The $100M Business Where No One Can Work

File Under: Understanding business in China and why it’s more alien than you think. Part of a project with Coco Liu around Chinese entrepreneurship.

I.

My friend manages intellectual property for a British semiconductor company. He’s the “China guy”—handles the accounts there, flies out to Shenzhen three to four times a year. He’s been making the trip for the last three years.

One day, he was visiting a customer and immediately sensed that something was off.

150 engineers were sitting at desks, spinning lazily in their chairs. Some were literally twiddling their thumbs. More than a few sat in front of gently rolling screensavers. It was quiet in a way offices shouldn’t be quiet.

Not focused quiet.

Empty quiet.

I imagine entire wings of the office empty and unused

This didn’t make sense. China is the country of 996—9 a.m. to 9 p.m., six days a week. This isn’t a laidback part of the world. Semiconductors are the technology that allows AI to work. And AI is the most intense, high-stakes industry on the planet right now. Which is why Nvidia is practically holding up the American stock market. Every major economy is racing to secure chip supply chains. This should be a pressure cooker.

So why was everyone just sitting around?

He asked his host what was going on. The answer he got required understanding how fundamentally different Chinese business operates from the rest of the world.

II.

He learned that the semiconductor industry in China has split into two ecosystems: privately funded companies and government-funded companies. It used to be maybe 80% private, 20% government. Today, it’s flipped—closer to 20% private, 80% government. This happened after the U.S. passed restrictions limiting American capital flowing to Chinese VCs. Private money dried up. Public money rushed in to fill the gap.

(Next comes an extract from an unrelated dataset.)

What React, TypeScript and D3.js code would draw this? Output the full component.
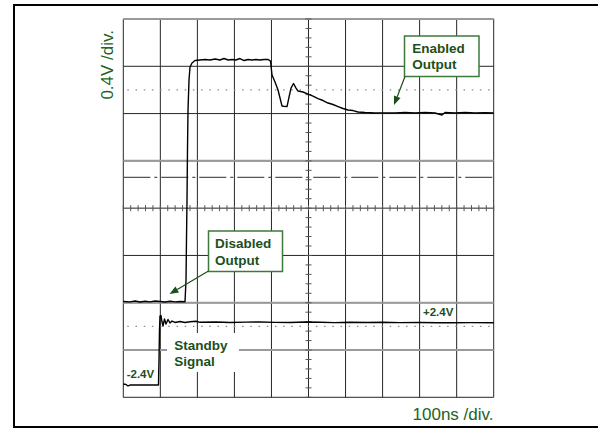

But public money in China works differently. Rather than a robust national level-funding like in the United States, it’s handled almost entirely by provincial governments. Each province competes with the others to fund startups, trying to look good to the central government by hitting national targets: proliferation of 5G, electric vehicles, advanced manufacturing.

And the provinces compete hard. Startups will shift their legal registration and even rebrand themselves to align with whichever province just funded them. My friend told me this happens repeatedly. Provinces compete fiercely for prestige, and companies play musical chairs, moving headquarters and renaming themselves to follow the money.

For the provinces, success has two metrics: achieving growth milestones and creating jobs. Job creation tends to be more important than technical goals. As long as a startup exists, employs several hundred people, and keeps those people on payroll, that’s often enough. Whether the startup is actually making progress? Secondary.

III.

The company my friend visited had raised over $100 million from the provincial government to build sophisticated chip designs. Work that requires operating at nanometer precision, manipulating matter at scales most people can’t conceptualize. This is some of the highest of high technology.

One year in, they still hadn’t purchased the software design tools their engineers needed to do their jobs. In the semiconductor industry, you need specialized software—EDA tools (electronic design automation software)—the same way an architect needs AutoCAD. Without these tools, you literally cannot design chips.

So these engineers were just waiting. Sitting there. Still getting paid.

In the United States, a $100 million semiconductor startup resembles an engine pushed past the redline. Every engineer would be sprinting to hit milestones and targets. The idea of paying 150 engineers to sit idle for a year and a half because you haven’t bought them the tools to work would be insane. The board would riot. Investors would pull out. The company would collapse.

In Silicon Valley, you measure startups by product-market fit, burn rate, user growth. In China’s government-funded ecosystem, the metrics are different: jobs created, provincial prestige, alignment with national goals. My friend watched an entire floor of engineers sit idle for a year and a half because those metrics had already been satisfied. The company looked successful. And by the measures that mattered to the people funding it, it was.

The question of course, is: how long will it stay this way?